> [Problem description]:
Omit all pictures and transcribe only the lines in the entries below that run from the line with "What React, TypeScript" through the line with "const boundaries = years.map(d".

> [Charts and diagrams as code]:
* * *

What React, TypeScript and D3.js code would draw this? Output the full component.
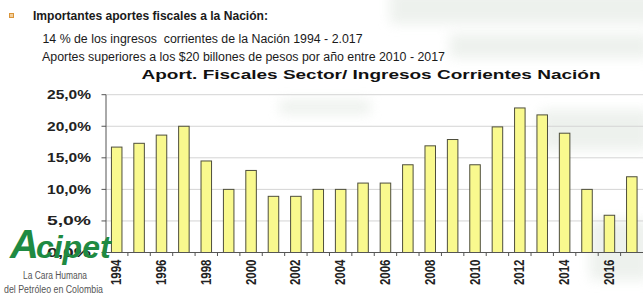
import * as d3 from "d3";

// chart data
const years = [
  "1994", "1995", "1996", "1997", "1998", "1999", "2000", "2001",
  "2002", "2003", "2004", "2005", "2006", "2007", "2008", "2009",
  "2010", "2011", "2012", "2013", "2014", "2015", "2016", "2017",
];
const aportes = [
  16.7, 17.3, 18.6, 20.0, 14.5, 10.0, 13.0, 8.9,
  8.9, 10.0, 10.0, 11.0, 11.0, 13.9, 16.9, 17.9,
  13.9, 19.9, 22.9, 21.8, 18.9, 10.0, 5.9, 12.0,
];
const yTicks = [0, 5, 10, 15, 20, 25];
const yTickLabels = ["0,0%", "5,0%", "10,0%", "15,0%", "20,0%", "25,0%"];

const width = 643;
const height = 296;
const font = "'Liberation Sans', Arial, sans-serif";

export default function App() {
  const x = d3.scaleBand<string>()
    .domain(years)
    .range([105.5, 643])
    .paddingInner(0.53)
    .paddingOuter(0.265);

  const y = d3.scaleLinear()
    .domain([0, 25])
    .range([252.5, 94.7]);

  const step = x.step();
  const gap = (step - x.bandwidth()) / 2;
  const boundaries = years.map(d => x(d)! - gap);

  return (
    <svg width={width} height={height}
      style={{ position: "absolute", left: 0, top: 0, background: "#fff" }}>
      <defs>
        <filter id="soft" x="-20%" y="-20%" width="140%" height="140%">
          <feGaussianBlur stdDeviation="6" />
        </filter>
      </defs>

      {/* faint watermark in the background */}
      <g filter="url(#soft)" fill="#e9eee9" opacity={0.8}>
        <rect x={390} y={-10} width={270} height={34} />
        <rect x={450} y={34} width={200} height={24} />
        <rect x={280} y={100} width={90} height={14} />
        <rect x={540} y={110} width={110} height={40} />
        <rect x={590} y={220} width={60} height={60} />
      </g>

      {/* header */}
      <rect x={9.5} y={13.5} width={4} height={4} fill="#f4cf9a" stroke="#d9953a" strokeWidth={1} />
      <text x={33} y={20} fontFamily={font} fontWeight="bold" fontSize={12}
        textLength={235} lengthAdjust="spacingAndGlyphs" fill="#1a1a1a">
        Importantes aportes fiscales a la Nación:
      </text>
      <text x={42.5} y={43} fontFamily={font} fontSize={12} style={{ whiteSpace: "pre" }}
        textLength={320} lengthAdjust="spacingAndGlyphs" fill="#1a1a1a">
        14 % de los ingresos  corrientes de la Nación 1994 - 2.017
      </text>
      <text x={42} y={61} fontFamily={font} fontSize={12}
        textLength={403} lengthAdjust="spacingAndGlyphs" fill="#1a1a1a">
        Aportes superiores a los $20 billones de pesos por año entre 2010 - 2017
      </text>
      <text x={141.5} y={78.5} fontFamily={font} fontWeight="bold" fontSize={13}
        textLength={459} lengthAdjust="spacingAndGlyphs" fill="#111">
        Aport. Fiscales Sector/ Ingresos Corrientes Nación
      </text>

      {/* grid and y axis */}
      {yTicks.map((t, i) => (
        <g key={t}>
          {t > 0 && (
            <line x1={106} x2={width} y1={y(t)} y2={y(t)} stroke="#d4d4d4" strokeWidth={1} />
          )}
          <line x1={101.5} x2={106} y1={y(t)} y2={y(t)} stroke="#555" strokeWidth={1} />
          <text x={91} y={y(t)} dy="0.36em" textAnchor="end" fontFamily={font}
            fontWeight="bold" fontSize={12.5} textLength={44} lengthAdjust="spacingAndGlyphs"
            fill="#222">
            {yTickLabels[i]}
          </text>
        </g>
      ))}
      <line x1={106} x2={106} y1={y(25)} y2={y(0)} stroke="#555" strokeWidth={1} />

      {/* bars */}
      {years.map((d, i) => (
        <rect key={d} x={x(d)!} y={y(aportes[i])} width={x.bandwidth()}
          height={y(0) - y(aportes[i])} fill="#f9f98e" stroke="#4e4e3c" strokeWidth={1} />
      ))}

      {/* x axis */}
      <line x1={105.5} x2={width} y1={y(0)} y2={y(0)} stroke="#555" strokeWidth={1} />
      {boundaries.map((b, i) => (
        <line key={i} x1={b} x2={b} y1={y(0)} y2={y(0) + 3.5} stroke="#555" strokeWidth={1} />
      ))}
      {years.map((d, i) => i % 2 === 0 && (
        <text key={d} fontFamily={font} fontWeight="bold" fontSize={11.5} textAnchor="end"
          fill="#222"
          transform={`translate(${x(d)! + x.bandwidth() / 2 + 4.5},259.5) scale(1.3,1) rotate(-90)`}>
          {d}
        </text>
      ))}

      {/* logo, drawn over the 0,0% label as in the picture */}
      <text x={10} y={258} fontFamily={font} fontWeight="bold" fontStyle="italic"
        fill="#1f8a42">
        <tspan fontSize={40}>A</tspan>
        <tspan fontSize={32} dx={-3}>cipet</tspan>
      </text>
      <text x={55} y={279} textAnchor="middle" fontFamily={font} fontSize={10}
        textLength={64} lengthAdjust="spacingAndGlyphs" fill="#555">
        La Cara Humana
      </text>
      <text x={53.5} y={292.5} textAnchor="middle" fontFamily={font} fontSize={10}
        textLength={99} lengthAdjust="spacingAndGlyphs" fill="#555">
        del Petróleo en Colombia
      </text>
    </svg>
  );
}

* * *

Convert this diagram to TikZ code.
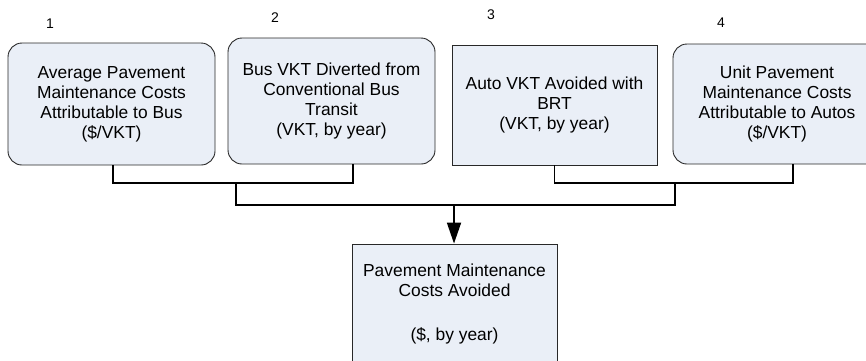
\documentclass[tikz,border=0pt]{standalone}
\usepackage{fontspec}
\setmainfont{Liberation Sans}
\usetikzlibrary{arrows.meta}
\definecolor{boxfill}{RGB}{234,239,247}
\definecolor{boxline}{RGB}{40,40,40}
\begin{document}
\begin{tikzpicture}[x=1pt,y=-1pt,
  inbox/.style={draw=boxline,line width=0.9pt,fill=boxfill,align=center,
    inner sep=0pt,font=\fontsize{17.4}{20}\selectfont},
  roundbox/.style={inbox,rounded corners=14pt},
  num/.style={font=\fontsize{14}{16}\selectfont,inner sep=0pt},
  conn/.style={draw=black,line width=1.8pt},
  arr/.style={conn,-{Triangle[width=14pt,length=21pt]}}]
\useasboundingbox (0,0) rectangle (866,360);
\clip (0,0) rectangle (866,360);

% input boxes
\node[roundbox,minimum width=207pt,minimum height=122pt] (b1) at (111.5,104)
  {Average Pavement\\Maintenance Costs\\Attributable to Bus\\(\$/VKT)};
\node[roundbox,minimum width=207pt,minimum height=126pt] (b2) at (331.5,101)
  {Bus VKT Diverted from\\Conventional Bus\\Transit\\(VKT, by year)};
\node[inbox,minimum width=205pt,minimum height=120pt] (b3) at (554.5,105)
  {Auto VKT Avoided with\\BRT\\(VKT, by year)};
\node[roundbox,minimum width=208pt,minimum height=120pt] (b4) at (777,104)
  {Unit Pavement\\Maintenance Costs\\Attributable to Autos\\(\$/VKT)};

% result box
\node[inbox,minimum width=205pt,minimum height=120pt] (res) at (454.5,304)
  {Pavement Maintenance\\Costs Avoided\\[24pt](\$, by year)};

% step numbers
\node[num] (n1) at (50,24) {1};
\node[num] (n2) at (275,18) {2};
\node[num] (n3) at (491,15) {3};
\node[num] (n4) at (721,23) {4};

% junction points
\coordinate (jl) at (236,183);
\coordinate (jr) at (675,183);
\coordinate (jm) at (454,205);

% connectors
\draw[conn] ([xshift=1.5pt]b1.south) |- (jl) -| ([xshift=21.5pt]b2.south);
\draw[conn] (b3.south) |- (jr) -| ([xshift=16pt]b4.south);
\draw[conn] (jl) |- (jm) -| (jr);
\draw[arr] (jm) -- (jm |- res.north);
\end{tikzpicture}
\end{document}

* * *

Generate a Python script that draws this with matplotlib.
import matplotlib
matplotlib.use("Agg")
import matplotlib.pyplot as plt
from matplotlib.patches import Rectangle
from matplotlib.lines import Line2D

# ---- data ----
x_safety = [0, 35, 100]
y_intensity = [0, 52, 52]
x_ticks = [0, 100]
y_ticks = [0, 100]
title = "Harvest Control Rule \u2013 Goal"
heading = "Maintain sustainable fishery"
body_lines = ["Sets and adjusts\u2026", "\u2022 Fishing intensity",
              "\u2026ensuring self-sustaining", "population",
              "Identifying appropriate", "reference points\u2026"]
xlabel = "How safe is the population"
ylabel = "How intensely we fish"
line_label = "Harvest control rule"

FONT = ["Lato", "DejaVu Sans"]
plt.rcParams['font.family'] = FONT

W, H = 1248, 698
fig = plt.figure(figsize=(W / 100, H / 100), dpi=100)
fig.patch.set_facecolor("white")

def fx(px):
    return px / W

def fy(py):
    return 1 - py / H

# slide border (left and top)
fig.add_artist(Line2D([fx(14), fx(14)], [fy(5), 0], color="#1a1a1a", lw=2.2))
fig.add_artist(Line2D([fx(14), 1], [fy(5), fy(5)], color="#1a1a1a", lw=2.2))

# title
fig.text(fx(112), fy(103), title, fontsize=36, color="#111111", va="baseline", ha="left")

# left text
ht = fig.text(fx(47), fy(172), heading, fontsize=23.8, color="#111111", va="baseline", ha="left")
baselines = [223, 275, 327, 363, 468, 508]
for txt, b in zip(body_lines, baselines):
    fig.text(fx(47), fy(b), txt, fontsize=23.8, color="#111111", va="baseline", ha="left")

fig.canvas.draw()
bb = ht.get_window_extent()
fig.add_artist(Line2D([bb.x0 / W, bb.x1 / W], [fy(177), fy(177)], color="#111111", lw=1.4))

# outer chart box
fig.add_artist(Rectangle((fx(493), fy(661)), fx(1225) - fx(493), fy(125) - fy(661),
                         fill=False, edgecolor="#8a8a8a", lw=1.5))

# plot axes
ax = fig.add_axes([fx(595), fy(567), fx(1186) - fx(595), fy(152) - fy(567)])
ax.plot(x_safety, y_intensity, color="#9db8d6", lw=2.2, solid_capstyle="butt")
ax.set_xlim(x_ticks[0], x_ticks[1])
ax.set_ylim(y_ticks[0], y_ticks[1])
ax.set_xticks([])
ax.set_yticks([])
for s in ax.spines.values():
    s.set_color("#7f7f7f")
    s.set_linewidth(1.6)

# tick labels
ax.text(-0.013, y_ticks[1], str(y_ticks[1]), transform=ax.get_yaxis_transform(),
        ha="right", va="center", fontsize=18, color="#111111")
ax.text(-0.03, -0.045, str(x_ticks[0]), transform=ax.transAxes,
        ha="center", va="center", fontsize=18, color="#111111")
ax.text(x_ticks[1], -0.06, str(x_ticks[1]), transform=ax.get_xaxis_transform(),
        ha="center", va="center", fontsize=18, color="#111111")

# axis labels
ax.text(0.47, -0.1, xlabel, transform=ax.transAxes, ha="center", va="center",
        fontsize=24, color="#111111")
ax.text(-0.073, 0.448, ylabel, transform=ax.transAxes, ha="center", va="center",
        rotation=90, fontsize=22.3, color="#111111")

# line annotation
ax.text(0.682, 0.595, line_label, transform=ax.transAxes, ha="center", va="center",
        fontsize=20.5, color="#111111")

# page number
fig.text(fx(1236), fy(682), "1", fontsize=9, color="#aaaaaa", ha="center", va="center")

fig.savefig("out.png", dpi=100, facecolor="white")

* * *

> [Answer below]:
What React, TypeScript and D3.js code would draw this? Output the full component.
import * as d3 from "d3";

// chart data
const years = [
  "1994", "1995", "1996", "1997", "1998", "1999", "2000", "2001",
  "2002", "2003", "2004", "2005", "2006", "2007", "2008", "2009",
  "2010", "2011", "2012", "2013", "2014", "2015", "2016", "2017",
];
const aportes = [
  16.7, 17.3, 18.6, 20.0, 14.5, 10.0, 13.0, 8.9,
  8.9, 10.0, 10.0, 11.0, 11.0, 13.9, 16.9, 17.9,
  13.9, 19.9, 22.9, 21.8, 18.9, 10.0, 5.9, 12.0,
];
const yTicks = [0, 5, 10, 15, 20, 25];
const yTickLabels = ["0,0%", "5,0%", "10,0%", "15,0%", "20,0%", "25,0%"];

const width = 643;
const height = 296;
const font = "'Liberation Sans', Arial, sans-serif";

export default function App() {
  const x = d3.scaleBand<string>()
    .domain(years)
    .range([105.5, 643])
    .paddingInner(0.53)
    .paddingOuter(0.265);

  const y = d3.scaleLinear()
    .domain([0, 25])
    .range([252.5, 94.7]);

  const step = x.step();
  const gap = (step - x.bandwidth()) / 2;
  const boundaries = years.map(d => x(d)! - gap);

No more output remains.